Francfort - L'Allemagne a envoyé cette semaine un message brouillé sur l'inflation: son ministre des Finances pense possible de la laisser courir un peu pour aider ses partenaires de la zone euro; sa banque centrale semblait aussi fléchir, pour mieux réaffirmer la doctrine vendredi.
Le président de la banque centrale, Jens Weidmann, a en effet estimé le "débat absurde", dans un entretien au quotidien Süddeutsche Zeitung.
"En tant que partie prenante de la zone euro, nous sommes mandatés pour contenir l'inflation dans une moyenne de 2% par an", a-t-il insisté. Les "Allemands peuvent se fier à la vigilance de la Bundesbank".
Deux jours plus tôt, un économiste de l'institution monétaire avait jugé dans un rapport à une commission parlementaire que le pays pouvait se permettre un peu plus d'inflation, pour aider ses voisins en difficulté à gagner en compétitivité. Des propos qui avait été interprétés par certains médias comme un changement de cap d'une institution jusqu'ici championne de l'orthodoxie monétaire.
La mise au point de M. Weidmann intervient alors que le quotidien le plus lu d'Allemagne, Bild, accusait vendredi la Bundesbank de vouloir "affaiblir l'euro", titrant en une: "Alarme à l'inflation".

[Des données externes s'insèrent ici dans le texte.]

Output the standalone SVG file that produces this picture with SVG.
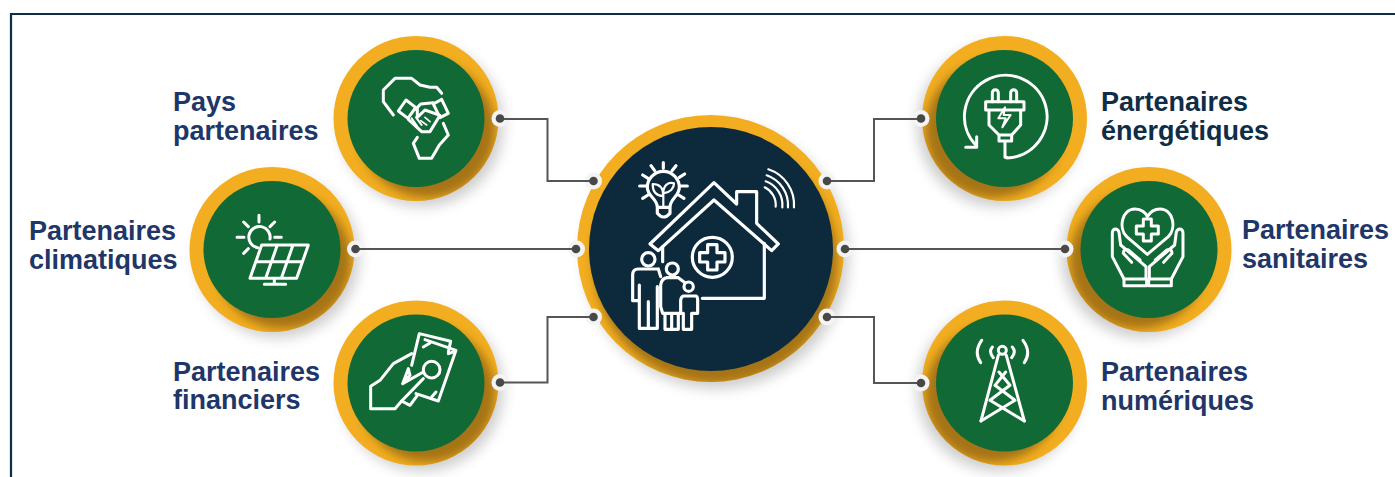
<svg xmlns="http://www.w3.org/2000/svg" xmlns:xlink="http://www.w3.org/1999/xlink" width="1395" height="477" viewBox="0 0 1395 477">
<style>
.gold{fill:#f2ae20}
.green{fill:#116935}
.navy{fill:#0d2a3d}
.ic{fill:none;stroke:#fff;stroke-width:9;stroke-linejoin:round;stroke-linecap:round}
.lb{font-family:"Liberation Sans",Arial,sans-serif;font-weight:700;font-size:27px;fill:#1f3668}
.lr{fill:#0f2d46}
.ln{fill:none;stroke:#555;stroke-width:2}
.halo{fill:#f4f4f4}
.dot{fill:#484848}
</style>
<defs>
<filter id="b1" x="-40%" y="-40%" width="180%" height="180%"><feGaussianBlur stdDeviation="7"/></filter>
<filter id="b2" x="-40%" y="-40%" width="180%" height="180%"><feGaussianBlur stdDeviation="5"/></filter>
<clipPath id="cs"><circle r="82.5"/></clipPath>
<clipPath id="cc"><circle r="133.5"/></clipPath>
<g id="baseL">
<circle cx="6" cy="7" r="81" fill="#000" opacity=".2" filter="url(#b1)"/>
<circle r="82.5" class="gold"/>
<g clip-path="url(#cs)"><circle cx="11" cy="11" r="68" fill="#5a3a10" opacity=".5" filter="url(#b2)"/></g>
<circle r="68.5" class="green"/>
</g>
<g id="baseR">
<circle cx="-6" cy="7" r="81" fill="#000" opacity=".2" filter="url(#b1)"/>
<circle r="82.5" class="gold"/>
<g clip-path="url(#cs)"><circle cx="-11" cy="11" r="68" fill="#5a3a10" opacity=".5" filter="url(#b2)"/></g>
<circle r="68.5" class="green"/>
</g>
</defs>
<rect width="1395" height="477" fill="#fff"/>
<path d="M11 477V14H1395" fill="none" stroke="#0d2f45" stroke-width="2.2"/>

<g id="node-pays">
<use href="#baseL" x="416" y="118.5"/>
<g class="ic" transform="translate(330 30) scale(.3333)">
<path d="M190 255 160 215V180L195 145H245L270 165 300 172H320L335 190"/>
<path d="M340 280 355 315 328 345 305 385H268L250 340 262 322"/>
<path d="M205 243 228 210 257 232 234 265Z"/>
<path d="M310 222 335 208 355 250 330 263Z"/>
<path d="M257 238 272 222 310 218M262 235V262L285 240 330 256 300 305H275L235 268"/>
<path d="M245 265 262 290M258 262 275 285" stroke-width="6"/>
<path d="M285 262 300 275M272 272 290 285" stroke-width="5"/>
</g>
<text class="lb" x="173" y="110.5">Pays</text>
<text class="lb" x="173" y="139.5">partenaires</text>
</g>

<g id="node-climat">
<use href="#baseL" x="272" y="249.5"/>
<g class="ic" transform="translate(185 165) scale(.3333)">
<path d="M218 248A32 32 0 1 1 255 222"/>
<path d="M222 151V171M176 171 190 185M269 171 255 185M156 217H177M269 217H289M176 265 190 251"/>
<path d="M230 240H370L335 340H195ZM213 290H352M277 240 242 340M324 240 289 340M268 340V358M238 358H302"/>
</g>
<text class="lb" x="29" y="239.5">Partenaires</text>
<text class="lb" x="29" y="268.5">climatiques</text>
</g>

<g id="node-financiers">
<use href="#baseL" x="416" y="383"/>
<g class="ic" transform="translate(330 297) scale(.3333)">
<path d="M245 170 190 200 150 250 122 268V335H195L215 312 280 245"/>
<path d="M245 205 268 110 362 133 355 165"/>
<path d="M285 128 378 160 325 312 258 290"/>
<path d="M280 150 300 138M355 170 370 165M305 300 318 285"/>
<circle cx="305" cy="218" r="25"/>
<path d="M218 260 235 215 240 235ZM218 260 280 225"/>
<path d="M215 312 240 325 262 295"/>
</g>
<text class="lb" x="173" y="380.7">Partenaires</text>
<text class="lb" x="173" y="409.3">financiers</text>
</g>

<g id="node-energie">
<use href="#baseR" x="1004.5" y="118.5"/>
<g class="ic" transform="translate(915 30) scale(.3333)">
<path d="M275 384A124 124 0 1 0 182 345"/>
<path d="M152 352H185V320"/>
<path d="M232 215V188A9 9 0 0 1 250 188V215M287 215V188A9 9 0 0 1 305 188V215"/>
<path d="M212 215H327V240H212ZM222 240V285L252 315H290L317 285V240"/>
<path d="M252 315V333H290V315M270 333V382H275"/>
<path d="M270 232 250 265H272L262 292 287 255H266Z" stroke-width="6"/>
</g>
<text class="lb lr" x="1101" y="110.5">Partenaires</text>
<text class="lb lr" x="1101" y="139.5">énergétiques</text>
</g>

<g id="node-sanitaires">
<use href="#baseR" x="1149" y="249.5"/>
<g class="ic" transform="translate(1060 165) scale(.3333)">
<path d="M262 268 200 215C175 190 185 132 225 132 245 132 258 145 262 155 268 145 280 132 300 132 340 132 350 190 325 215Z"/>
<path d="M250 162H274V183H295V207H274V228H250V207H229V183H250Z"/>
<path d="M192 342 157 275V205Q157 192 168 192 178 195 178 210L182 240 258 305V342"/>
<path d="M215 292 190 265Q190 250 205 255L240 285"/>
<path d="M192 342H260V362H192Z"/>
<g transform="translate(526) scale(-1 1)">
<path d="M192 342 157 275V205Q157 192 168 192 178 195 178 210L182 240 258 305V342"/>
<path d="M215 292 190 265Q190 250 205 255L240 285"/>
<path d="M192 342H260V362H192Z"/>
</g>
</g>
<text class="lb" x="1242" y="239">Partenaires</text>
<text class="lb" x="1242" y="268">sanitaires</text>
</g>

<g id="node-numeriques">
<use href="#baseR" x="1004.5" y="383"/>
<g class="ic" transform="translate(915 297) scale(.3333)">
<circle cx="262" cy="160" r="12"/>
<path d="M250 175 198 372M274 175 328 372"/>
<path d="M198 372 300 310 240 265 272 225M328 372 225 310 285 265 252 225"/>
<path d="M200 130Q175 165 197 197M232 150Q220 165 235 182M324 130Q350 165 328 197M292 150Q305 165 290 182"/>
</g>
<text class="lb" x="1101" y="380.5">Partenaires</text>
<text class="lb" x="1101" y="409.5">numériques</text>
</g>

<g id="node-centre">
<g transform="translate(710.5 248.5)">
<circle cx="6" cy="8" r="132" fill="#000" opacity=".2" filter="url(#b1)"/>
<circle r="133.5" class="gold"/>
<g clip-path="url(#cc)"><circle cx="5" cy="13" r="122" fill="#5a3a10" opacity=".5" filter="url(#b2)"/></g>
<circle cx=".5" cy=".5" r="122" class="navy"/>
</g>
<g class="ic" transform="translate(570 100) scale(.3333)" style="stroke-width:9.5">
<path d="M240 432 432 248 500 312V275H560V370L625 432 605 452 432 300 265 452Z"/>
<path d="M583 430V595H397M278 440V485"/>
<circle cx="427" cy="472" r="60"/>
<path d="M413 434H441V458H465V486H441V510H413V486H389V458H413Z"/>
<path d="M595 208A112 112 0 0 1 672 322M590 226A95 95 0 0 1 654 322M587 244A75 75 0 0 1 637 322M584 262A58 58 0 0 1 617 320" stroke-width="6.5"/>
<path d="M262 322C262 295 232 290 232 262A48 48 0 0 1 328 262C328 290 300 295 300 322ZM262 322V340Q280 362 300 340V322"/>
<path d="M280 188V205M243 197 254 212M318 197 306 212M218 225 234 235M344 222 328 232M209 258H228M352 258H332M218 295 234 285M342 295 326 285"/>
<path d="M280 322V270M280 288C250 288 248 265 248 252 270 252 280 265 280 288ZM280 280C280 255 295 245 312 250 312 265 300 278 280 280Z" stroke-width="6.5"/>
<circle cx="235" cy="478" r="20"/>
<path d="M265 507H205Q188 507 188 525V602H208M208 555V685H235V605M235 685H262V560M272 530 265 507"/>
<circle cx="307" cy="507" r="18"/>
<path d="M292 533Q275 535 272 555V620L278 640H330M285 640V688H305V640M305 688H325V640M290 533H325L345 548"/>
<circle cx="356" cy="560" r="14"/>
<path d="M340 588H378Q383 590 383 600V640H365V688H340V640H332V600Q334 590 340 588Z"/>
</g>
</g>

<g id="connectors">
<g class="halo">
<circle cx="500" cy="118.5" r="8.5"/><circle cx="593.5" cy="181" r="8.5"/>
<circle cx="355.5" cy="249" r="8.5"/><circle cx="576.5" cy="249" r="8.5"/>
<circle cx="500" cy="382.5" r="8.5"/><circle cx="593.5" cy="317" r="8.5"/>
<circle cx="827" cy="181" r="8.5"/><circle cx="921" cy="118.5" r="8.5"/>
<circle cx="845" cy="249" r="8.5"/><circle cx="1065" cy="249" r="8.5"/>
<circle cx="827" cy="317" r="8.5"/><circle cx="921" cy="383" r="8.5"/>
</g>
<path class="ln" d="M500 119H547.5V181H594M356 249H576M500 382.5H547.5V317H594M827 181H874V119H921M845 249H1065M827 317H874V383H921"/>
<g class="dot">
<circle cx="500" cy="118.5" r="4.3"/><circle cx="593.5" cy="181" r="4.3"/>
<circle cx="355.5" cy="249" r="4.3"/><circle cx="576" cy="249" r="4.3"/>
<circle cx="500" cy="382.5" r="4.3"/><circle cx="593.5" cy="317" r="4.3"/>
<circle cx="827" cy="181" r="4.3"/><circle cx="921" cy="118.5" r="4.3"/>
<circle cx="845" cy="249" r="4.3"/><circle cx="1065" cy="249" r="4.3"/>
<circle cx="827" cy="317" r="4.3"/><circle cx="921" cy="383" r="4.3"/>
</g>
</g>
</svg>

"La crise de l'euro pousse les prix vers le haut, notre épargne perd de la valeur, et la Bundesbank, le gardien de notre monnaie, veut l'accepter", écrit le journal. Son expert estime que la hausse des prix pourrait atteindre bientôt 5% voire 10% si la crise de la zone euro s'accentuait.
En avril, l'inflation a été de 2,1% sur un an en Allemagne.
Certes, au cours des derniers mois, elle a toujours dépassé les 2%, mais sans menacer de s'emballer.
Quant à la Banque centrale européenne (BCE), elle a à maintes occasions répété qu'elle interviendrait en cas de dérapage, c'est-à-dire qu'elle augmenterait son taux directeur actuellement de 1%. Un message spécialement destiné à la "Buba".
Pour nombre d'économistes, il n'est pourtant pas absurde que l'Allemagne, qui continue à tirer son épingle du jeu de la crise, accepte d'adoucir son discours.
"Il est logique que les prix soient plus élevés en Allemagne", estime ainsi Sebastian Dullien, du European Council on froreign relations (ECFR) à Berlin, rappelant la bonne santé de son marché du travail, de sa conjoncture, de son immobilier.
"Mais cette logique n'est pas évidente pour les Allemands, pour qui ce sujet reste un thème majeur d'inquiétude" en raison du traumatisme de l'hyperinflation des années 1920 qui a conduit à l'arrivée des nazis au pouvoir, dit-il.
Le gouvernement allemand a lui compris qu'il fallait répondre aux critiques de ses partenaires qui l'accusent volontiers de doper ses exportations en contenant prix et salaires. Et ainsi éviter de devenir le "bouc émissaire" d'une zone euro qui cherche toujours une porte de sortie à la crise, alors que les appels à faire plus pour la croissance se multiplient, en particulier en France où le socialiste François Hollande a été élu président.
Le ministre des Finances Wolfgang Schäuble, vient ainsi de déclarer que le pays pouvait tolérer jusqu'à 3% d'inflation et des hausses de salaires plus fortes qu'ailleurs en zone euro.
Pour Christian Schulz, de la banque Berenberg, "l'Allemagne aide ses amis" en exportant moins vers la zone euro et en important plus depuis cette région, y faisant même office de "courroie de transmission de la croissance mondiale".
Sur le plan intérieur, la chancelière Angela Merkel, candidate à sa propre succession aux législatives de l'automne 2013, a aussi intérêt à changer légèrement de cap.
"En laissant entendre que les gens doivent profiter de la croissance, et le message de M. Schäuble va clairement dans ce sens, elle enlève des arguments à la gauche", analyse pour l'AFP la politologue Claire Demesmay.
Mais juste avant une élection régionale dimanche, la chancelière a répété jeudi qu'elle refusait toute croissance "à crédit".